# [INSTRUCTIONS TO FOLLOW]
Write out each line that follows exactly as it stands, without the pictures.

# [INFORMATION SHOWN]
— begin —

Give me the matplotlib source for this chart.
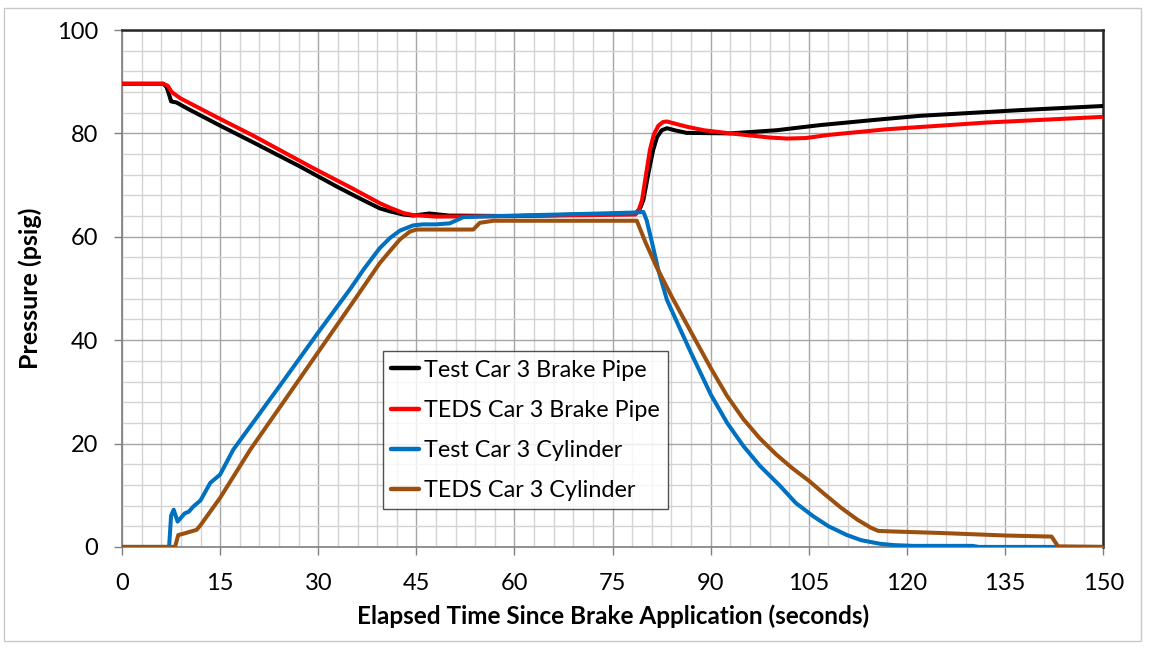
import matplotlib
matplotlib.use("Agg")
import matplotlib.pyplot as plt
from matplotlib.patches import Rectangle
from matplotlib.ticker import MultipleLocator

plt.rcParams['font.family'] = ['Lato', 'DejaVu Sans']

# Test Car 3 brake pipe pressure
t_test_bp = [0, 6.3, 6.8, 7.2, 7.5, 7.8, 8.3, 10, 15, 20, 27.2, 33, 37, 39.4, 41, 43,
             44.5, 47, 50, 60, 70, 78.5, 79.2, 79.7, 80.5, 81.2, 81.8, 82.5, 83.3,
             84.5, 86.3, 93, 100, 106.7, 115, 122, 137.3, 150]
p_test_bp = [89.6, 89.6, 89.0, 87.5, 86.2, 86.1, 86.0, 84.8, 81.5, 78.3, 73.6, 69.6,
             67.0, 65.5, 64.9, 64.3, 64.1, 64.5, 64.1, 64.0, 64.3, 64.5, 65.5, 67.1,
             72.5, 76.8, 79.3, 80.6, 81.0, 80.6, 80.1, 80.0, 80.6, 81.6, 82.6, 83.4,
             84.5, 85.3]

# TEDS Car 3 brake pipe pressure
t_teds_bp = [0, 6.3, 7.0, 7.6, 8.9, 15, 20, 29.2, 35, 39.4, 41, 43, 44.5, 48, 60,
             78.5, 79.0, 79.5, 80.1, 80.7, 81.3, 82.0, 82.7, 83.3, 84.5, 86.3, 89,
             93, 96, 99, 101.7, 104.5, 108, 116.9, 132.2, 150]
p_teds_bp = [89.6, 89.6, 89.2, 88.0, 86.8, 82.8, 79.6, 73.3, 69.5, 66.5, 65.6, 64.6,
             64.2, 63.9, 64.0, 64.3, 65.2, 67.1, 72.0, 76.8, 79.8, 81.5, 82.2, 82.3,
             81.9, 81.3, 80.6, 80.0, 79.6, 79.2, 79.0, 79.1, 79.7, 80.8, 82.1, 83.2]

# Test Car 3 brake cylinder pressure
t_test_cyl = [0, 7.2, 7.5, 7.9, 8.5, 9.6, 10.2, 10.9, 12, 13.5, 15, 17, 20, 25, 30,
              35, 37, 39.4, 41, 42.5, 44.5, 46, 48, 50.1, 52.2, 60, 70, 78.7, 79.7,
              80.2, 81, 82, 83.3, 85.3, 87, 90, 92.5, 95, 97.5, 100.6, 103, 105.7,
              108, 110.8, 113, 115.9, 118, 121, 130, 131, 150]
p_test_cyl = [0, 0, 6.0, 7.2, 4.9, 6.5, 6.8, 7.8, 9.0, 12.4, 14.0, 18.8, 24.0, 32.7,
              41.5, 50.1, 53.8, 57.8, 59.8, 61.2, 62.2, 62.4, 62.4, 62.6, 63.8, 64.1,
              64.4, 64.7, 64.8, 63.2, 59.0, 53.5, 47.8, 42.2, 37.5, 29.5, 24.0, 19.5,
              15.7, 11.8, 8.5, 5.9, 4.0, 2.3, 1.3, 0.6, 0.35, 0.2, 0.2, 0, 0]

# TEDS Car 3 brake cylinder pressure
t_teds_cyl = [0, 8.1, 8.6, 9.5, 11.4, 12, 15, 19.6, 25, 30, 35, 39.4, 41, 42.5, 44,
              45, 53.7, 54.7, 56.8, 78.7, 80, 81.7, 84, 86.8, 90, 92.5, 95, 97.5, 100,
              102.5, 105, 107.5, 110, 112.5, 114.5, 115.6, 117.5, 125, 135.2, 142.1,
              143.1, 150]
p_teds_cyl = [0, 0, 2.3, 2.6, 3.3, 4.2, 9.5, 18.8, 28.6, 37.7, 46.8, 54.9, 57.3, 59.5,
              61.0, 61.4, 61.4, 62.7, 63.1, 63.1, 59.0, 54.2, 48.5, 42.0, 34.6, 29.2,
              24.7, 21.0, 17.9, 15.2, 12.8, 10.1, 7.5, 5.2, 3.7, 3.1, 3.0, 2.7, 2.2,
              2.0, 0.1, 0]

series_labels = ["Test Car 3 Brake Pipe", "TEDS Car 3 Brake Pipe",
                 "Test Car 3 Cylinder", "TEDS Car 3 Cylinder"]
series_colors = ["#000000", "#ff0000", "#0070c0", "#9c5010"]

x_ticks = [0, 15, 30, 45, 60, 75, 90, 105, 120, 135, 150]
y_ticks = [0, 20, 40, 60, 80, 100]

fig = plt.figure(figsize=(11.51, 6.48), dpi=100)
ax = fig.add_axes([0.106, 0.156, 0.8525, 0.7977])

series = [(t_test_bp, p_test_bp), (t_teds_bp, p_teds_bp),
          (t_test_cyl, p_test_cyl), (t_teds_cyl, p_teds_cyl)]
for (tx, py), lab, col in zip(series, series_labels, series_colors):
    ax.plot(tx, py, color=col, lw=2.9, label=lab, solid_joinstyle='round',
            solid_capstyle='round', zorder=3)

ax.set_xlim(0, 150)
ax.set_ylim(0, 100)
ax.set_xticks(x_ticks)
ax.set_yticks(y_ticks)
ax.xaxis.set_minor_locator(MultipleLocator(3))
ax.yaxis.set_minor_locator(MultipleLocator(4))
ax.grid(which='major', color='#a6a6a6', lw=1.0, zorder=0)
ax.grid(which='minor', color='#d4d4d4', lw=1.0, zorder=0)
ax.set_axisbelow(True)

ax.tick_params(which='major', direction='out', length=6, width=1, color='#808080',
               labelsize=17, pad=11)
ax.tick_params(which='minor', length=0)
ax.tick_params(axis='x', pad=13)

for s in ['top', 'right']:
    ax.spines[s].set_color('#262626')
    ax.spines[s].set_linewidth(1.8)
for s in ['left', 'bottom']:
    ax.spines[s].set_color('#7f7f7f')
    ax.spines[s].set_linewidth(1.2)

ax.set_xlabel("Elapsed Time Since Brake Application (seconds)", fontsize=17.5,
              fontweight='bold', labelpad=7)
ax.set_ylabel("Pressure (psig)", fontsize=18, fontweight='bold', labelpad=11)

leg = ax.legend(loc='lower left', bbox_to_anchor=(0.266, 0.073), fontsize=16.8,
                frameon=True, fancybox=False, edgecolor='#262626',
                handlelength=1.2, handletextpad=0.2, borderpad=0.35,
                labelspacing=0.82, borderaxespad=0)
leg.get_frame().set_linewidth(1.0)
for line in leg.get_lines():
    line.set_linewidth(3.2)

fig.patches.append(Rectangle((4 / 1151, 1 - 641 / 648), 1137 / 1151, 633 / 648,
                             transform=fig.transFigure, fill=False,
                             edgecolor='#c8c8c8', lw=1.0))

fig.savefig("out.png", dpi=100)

— end —

# [RESULT]
Give me the matplotlib source for this chart.
import matplotlib
matplotlib.use("Agg")
import matplotlib.pyplot as plt
from matplotlib.patches import Rectangle
from matplotlib.ticker import MultipleLocator

plt.rcParams['font.family'] = ['Lato', 'DejaVu Sans']

# Test Car 3 brake pipe pressure
t_test_bp = [0, 6.3, 6.8, 7.2, 7.5, 7.8, 8.3, 10, 15, 20, 27.2, 33, 37, 39.4, 41, 43,
             44.5, 47, 50, 60, 70, 78.5, 79.2, 79.7, 80.5, 81.2, 81.8, 82.5, 83.3,
             84.5, 86.3, 93, 100, 106.7, 115, 122, 137.3, 150]
p_test_bp = [89.6, 89.6, 89.0, 87.5, 86.2, 86.1, 86.0, 84.8, 81.5, 78.3, 73.6, 69.6,
             67.0, 65.5, 64.9, 64.3, 64.1, 64.5, 64.1, 64.0, 64.3, 64.5, 65.5, 67.1,
             72.5, 76.8, 79.3, 80.6, 81.0, 80.6, 80.1, 80.0, 80.6, 81.6, 82.6, 83.4,
             84.5, 85.3]

# TEDS Car 3 brake pipe pressure
t_teds_bp = [0, 6.3, 7.0, 7.6, 8.9, 15, 20, 29.2, 35, 39.4, 41, 43, 44.5, 48, 60,
             78.5, 79.0, 79.5, 80.1, 80.7, 81.3, 82.0, 82.7, 83.3, 84.5, 86.3, 89,
             93, 96, 99, 101.7, 104.5, 108, 116.9, 132.2, 150]
p_teds_bp = [89.6, 89.6, 89.2, 88.0, 86.8, 82.8, 79.6, 73.3, 69.5, 66.5, 65.6, 64.6,
             64.2, 63.9, 64.0, 64.3, 65.2, 67.1, 72.0, 76.8, 79.8, 81.5, 82.2, 82.3,
             81.9, 81.3, 80.6, 80.0, 79.6, 79.2, 79.0, 79.1, 79.7, 80.8, 82.1, 83.2]

# Test Car 3 brake cylinder pressure
t_test_cyl = [0, 7.2, 7.5, 7.9, 8.5, 9.6, 10.2, 10.9, 12, 13.5, 15, 17, 20, 25, 30,
              35, 37, 39.4, 41, 42.5, 44.5, 46, 48, 50.1, 52.2, 60, 70, 78.7, 79.7,
              80.2, 81, 82, 83.3, 85.3, 87, 90, 92.5, 95, 97.5, 100.6, 103, 105.7,
              108, 110.8, 113, 115.9, 118, 121, 130, 131, 150]
p_test_cyl = [0, 0, 6.0, 7.2, 4.9, 6.5, 6.8, 7.8, 9.0, 12.4, 14.0, 18.8, 24.0, 32.7,
              41.5, 50.1, 53.8, 57.8, 59.8, 61.2, 62.2, 62.4, 62.4, 62.6, 63.8, 64.1,
              64.4, 64.7, 64.8, 63.2, 59.0, 53.5, 47.8, 42.2, 37.5, 29.5, 24.0, 19.5,
              15.7, 11.8, 8.5, 5.9, 4.0, 2.3, 1.3, 0.6, 0.35, 0.2, 0.2, 0, 0]

# TEDS Car 3 brake cylinder pressure
t_teds_cyl = [0, 8.1, 8.6, 9.5, 11.4, 12, 15, 19.6, 25, 30, 35, 39.4, 41, 42.5, 44,
              45, 53.7, 54.7, 56.8, 78.7, 80, 81.7, 84, 86.8, 90, 92.5, 95, 97.5, 100,
              102.5, 105, 107.5, 110, 112.5, 114.5, 115.6, 117.5, 125, 135.2, 142.1,
              143.1, 150]
p_teds_cyl = [0, 0, 2.3, 2.6, 3.3, 4.2, 9.5, 18.8, 28.6, 37.7, 46.8, 54.9, 57.3, 59.5,
              61.0, 61.4, 61.4, 62.7, 63.1, 63.1, 59.0, 54.2, 48.5, 42.0, 34.6, 29.2,
              24.7, 21.0, 17.9, 15.2, 12.8, 10.1, 7.5, 5.2, 3.7, 3.1, 3.0, 2.7, 2.2,
              2.0, 0.1, 0]

series_labels = ["Test Car 3 Brake Pipe", "TEDS Car 3 Brake Pipe",
                 "Test Car 3 Cylinder", "TEDS Car 3 Cylinder"]
series_colors = ["#000000", "#ff0000", "#0070c0", "#9c5010"]

x_ticks = [0, 15, 30, 45, 60, 75, 90, 105, 120, 135, 150]
y_ticks = [0, 20, 40, 60, 80, 100]

fig = plt.figure(figsize=(11.51, 6.48), dpi=100)
ax = fig.add_axes([0.106, 0.156, 0.8525, 0.7977])

series = [(t_test_bp, p_test_bp), (t_teds_bp, p_teds_bp),
          (t_test_cyl, p_test_cyl), (t_teds_cyl, p_teds_cyl)]
for (tx, py), lab, col in zip(series, series_labels, series_colors):
    ax.plot(tx, py, color=col, lw=2.9, label=lab, solid_joinstyle='round',
            solid_capstyle='round', zorder=3)

ax.set_xlim(0, 150)
ax.set_ylim(0, 100)
ax.set_xticks(x_ticks)
ax.set_yticks(y_ticks)
ax.xaxis.set_minor_locator(MultipleLocator(3))
ax.yaxis.set_minor_locator(MultipleLocator(4))
ax.grid(which='major', color='#a6a6a6', lw=1.0, zorder=0)
ax.grid(which='minor', color='#d4d4d4', lw=1.0, zorder=0)
ax.set_axisbelow(True)

ax.tick_params(which='major', direction='out', length=6, width=1, color='#808080',
               labelsize=17, pad=11)
ax.tick_params(which='minor', length=0)
ax.tick_params(axis='x', pad=13)

for s in ['top', 'right']:
    ax.spines[s].set_color('#262626')
    ax.spines[s].set_linewidth(1.8)
for s in ['left', 'bottom']:
    ax.spines[s].set_color('#7f7f7f')
    ax.spines[s].set_linewidth(1.2)

ax.set_xlabel("Elapsed Time Since Brake Application (seconds)", fontsize=17.5,
              fontweight='bold', labelpad=7)
ax.set_ylabel("Pressure (psig)", fontsize=18, fontweight='bold', labelpad=11)

leg = ax.legend(loc='lower left', bbox_to_anchor=(0.266, 0.073), fontsize=16.8,
                frameon=True, fancybox=False, edgecolor='#262626',
                handlelength=1.2, handletextpad=0.2, borderpad=0.35,
                labelspacing=0.82, borderaxespad=0)
leg.get_frame().set_linewidth(1.0)
for line in leg.get_lines():
    line.set_linewidth(3.2)

fig.patches.append(Rectangle((4 / 1151, 1 - 641 / 648), 1137 / 1151, 633 / 648,
                             transform=fig.transFigure, fill=False,
                             edgecolor='#c8c8c8', lw=1.0))

fig.savefig("out.png", dpi=100)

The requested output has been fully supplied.